Ho appena ascoltato 13, il nuovo lavoro per la riformata band di Birmingham e. con tutta franchezza l’amarezza ha preso il sopravvento, il sound, la pressione atmosferica, il pathos digrignate mantiene qualcosa di allora, ma si sente, eccome si sente, la noia e la stanchezza e la vuotezza che prevale in un tutto sonoro, è come entrare nel Museo Egizio e uscirne con la consapevolezza che mummie e sacerdoti effigiati abbiano ripreso a muoversi per un allestimento pacchiano dettato da chissà quale interesse; le fiamme, i carboni ardenti sempre accesi, il diavolo tentatore sempre in agguato, ma non è più nulla come una volta, l’età gioca brutti scherzi e sarebbe meglio mettersi in disparte per non scadere nel ridicolo del revivalismo a tutti i costi, e questo progetto di Osbourne, The Geezer, Tony Iommi e il nuovo Brad Wilk degli RATM e che ha sostituito alle pelli il mitico Bill Ward, ne è la prova lampante – non di idee – ma di un pastrocchio pubblicitario pur di non rimanere a galla nell’oblio, nel dimenticatoio.

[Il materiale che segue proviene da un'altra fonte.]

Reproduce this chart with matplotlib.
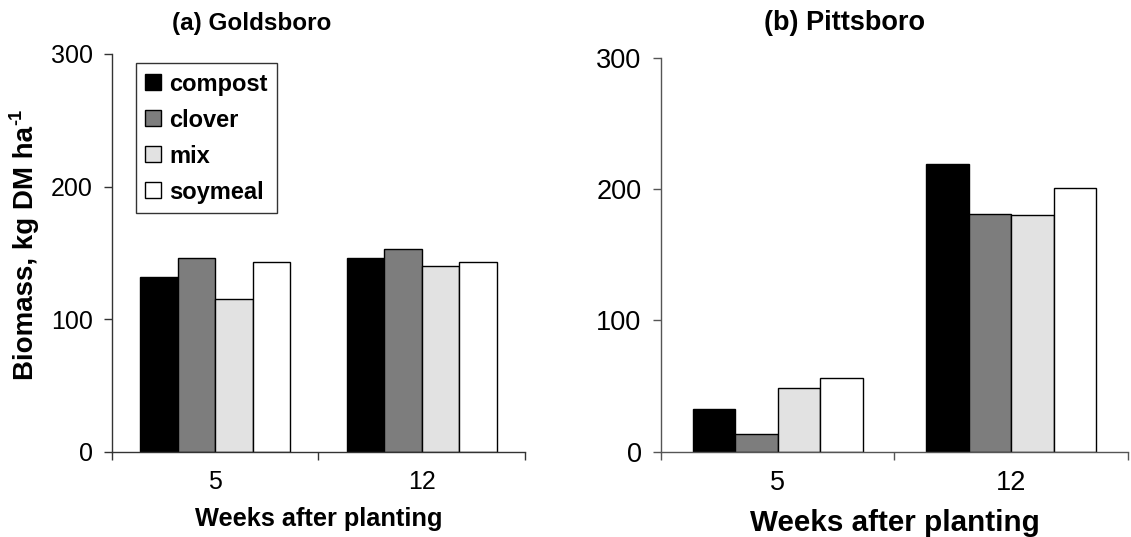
import numpy as np
import matplotlib
matplotlib.use("Agg")
import matplotlib.pyplot as plt

plt.rcParams['font.family'] = ['Liberation Sans', 'DejaVu Sans']

weeks = ["5", "12"]
treatments = ["compost", "clover", "mix", "soymeal"]
goldsboro = {
    "compost": [132, 146],
    "clover": [146, 153],
    "mix": [115, 140],
    "soymeal": [143, 143],
}
pittsboro = {
    "compost": [33, 219],
    "clover": [14, 181],
    "mix": [49, 180],
    "soymeal": [56, 201],
}
fills = {"compost": "#000000", "clover": "#7d7d7d", "mix": "#e2e2e2", "soymeal": "#ffffff"}

fig = plt.figure(figsize=(11.31, 5.37), dpi=100)
ax_a = fig.add_axes([0.0990, 0.1583, 0.3652, 0.7412])
ax_b = fig.add_axes([0.5844, 0.1583, 0.4129, 0.7346])

bar_w = 1 / 5.5
x = np.arange(len(weeks))


def draw_panel(ax, data, tick_size, label_size, spine_color):
    for i, name in enumerate(treatments):
        ax.bar(x + (i - 1.5) * bar_w, data[name], width=bar_w,
               color=fills[name], edgecolor="black", linewidth=1.0, label=name)
    ax.set_xlim(-0.5, 1.5)
    ax.set_ylim(0, 300)
    ax.set_yticks([0, 100, 200, 300])
    ax.set_xticks(x)
    ax.set_xticklabels(weeks)
    ax.set_xticks([-0.5, 0.5, 1.5], minor=True)
    ax.tick_params(axis="x", which="major", length=0, pad=13, labelsize=tick_size)
    ax.tick_params(axis="x", which="minor", length=6, width=1, direction="out",
                   color=spine_color)
    ax.tick_params(axis="y", length=6, width=1, direction="out", pad=8,
                   labelsize=tick_size, color=spine_color)
    for side in ("top", "right"):
        ax.spines[side].set_visible(False)
    for side in ("left", "bottom"):
        ax.spines[side].set_color(spine_color)
        ax.spines[side].set_linewidth(1.0)
    ax.set_xlabel("Weeks after planting", fontsize=label_size,
                  fontweight="bold", labelpad=9)


draw_panel(ax_a, goldsboro, 18, 18.3, "#333333")
draw_panel(ax_b, pittsboro, 19.5, 21.3, "#555555")

fig.text(0.2228, 0.957, "(a) Goldsboro", ha="center", va="center",
         fontsize=17.5, fontweight="bold")
fig.text(0.747, 0.957, "(b) Pittsboro", ha="center", va="center",
         fontsize=19.5, fontweight="bold")

# y label with a hyphen superscript drawn as its own text
ylab = fig.text(0.023, 0.292, "Biomass, kg DM ha", rotation=90,
                ha="center", va="bottom", fontsize=20, fontweight="bold")
fig.canvas.draw()
bb = ylab.get_window_extent().transformed(fig.transFigure.inverted())
fig.text(0.023 - 0.008, bb.y1 + 0.002, "-1", rotation=90,
         ha="center", va="bottom", fontsize=13, fontweight="bold")

leg = ax_a.legend(loc="upper left", bbox_to_anchor=(0.058, 0.977),
                  borderaxespad=0, frameon=True, fancybox=False,
                  prop={"weight": "bold", "size": 17},
                  handlelength=0.65, handleheight=0.65, handletextpad=0.35,
                  labelspacing=0.55, borderpad=0.4)
leg.get_frame().set_edgecolor("black")
leg.get_frame().set_linewidth(1.0)

fig.savefig("out.png", dpi=100)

Gotic, Doom, Metal e “venghino venghino siore e siori al grande miracolo del Gerovital” non vanno a concludere niente, i Black Sabbath con questo loro diciannovesimo album in studio rifanno è stessi allo sfinimento – e questo potrebbe essere anche una virtù – ma  è la vivacità, l’energia e la forma che è sparita per sempre, un teatro dei rientri che non aggiunge nulla – anzi credo che tolga al mito – se non una sceneggiata metallica per vecchi ed imbolsiti fan che pur di non ammettere la “resa” di una della più grandi band della storia, ancora sta lì a sbattere la testa alla faccia della cervicale dolorante; “God Is Dead?”, “Zeitgeist”, “Live Forever” o “Dear Father” – per citarne alcune – sono il bardo indistruttibile del logo Black Sabbath, ma fanno parte del Novecento, e senza nessun aggiornamento, senza alcun passo in avanti, va a finire che anche i pipistrelli che affolleranno ancora le loro prossime truculente manifestazioni di lugubre magnificenza, preferiranno darsi a gambe/ali levate pur di non scadere nel ridicolo, pur di non cadere nelle riunion da cassetta. Anche gli animali hanno un orgoglio!